One reason is that you hunt turkeys differently in fall than in spring. Spring is the turkey mating season and you attract male turkeys by mimicking the calls of a female turkey. With fall hunting you have to find the turkeys without the benefit of libido. Turkeys are weary by nature and the only time a male turkey isn’t cautious is the spring time when he’s looking to score. Even then he’s mighty hard to kill.

The fall season is different in that you have to find the mostly silent birds and get close to them at a time when they aren’t throwing caution to the wind. Adding to the difficulty is that in the fall turkeys move in groups. Instead of one set of eyes looking for danger, fall turkey hunters must avoid being spotted numerous birds.
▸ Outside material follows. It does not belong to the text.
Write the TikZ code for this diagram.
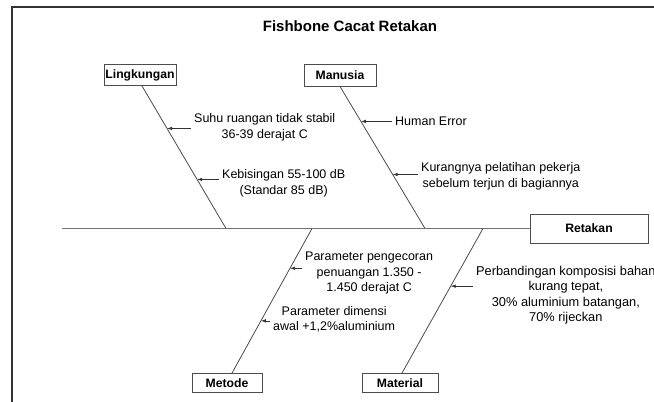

Some hunters hunt fall turkey like deer by waiting in a tree stand or blind. In some areas hunters use dogs to find and bust up flocks and then calling them back to gather by imitating the noise turkey use to locate each other after they’ve been split up. There are even tales of people stalking turkeys by moving slow enough to not be detected by the sharp eyes of the birds.

In short, fall turkey season is a completely different hunting experience and it brings a different type of hunter. The methods used to hunt turkey in the fall are often more difficult and more specialized and are useless in the spring season. By outlawing the fall season, AGFC essentially outlawed unique forms of hunting that cannot be used in spring. There was only one opportunity for them to hunt with these techniques. This year, that opportunity is gone.

No doubt the AGFC was right in taking action to improve the turkey population. But it isn’t fair to the hunters whose only chance to hunt in the unique styles of the fall has been taken away because the season was closed. This attitude is especially dangerous in a day in age where many in society frown upon hunting. Today, all hunters are in the minority.

For once most hunters aren’t grumbling about a decision the commissioners made because it doesn’t involve them. But if they were smart they would be grumbling about this decision more than the decisions that impact the majority of hunters. There is strength in numbers and last week the strong were not the ones targeted. How unsporting.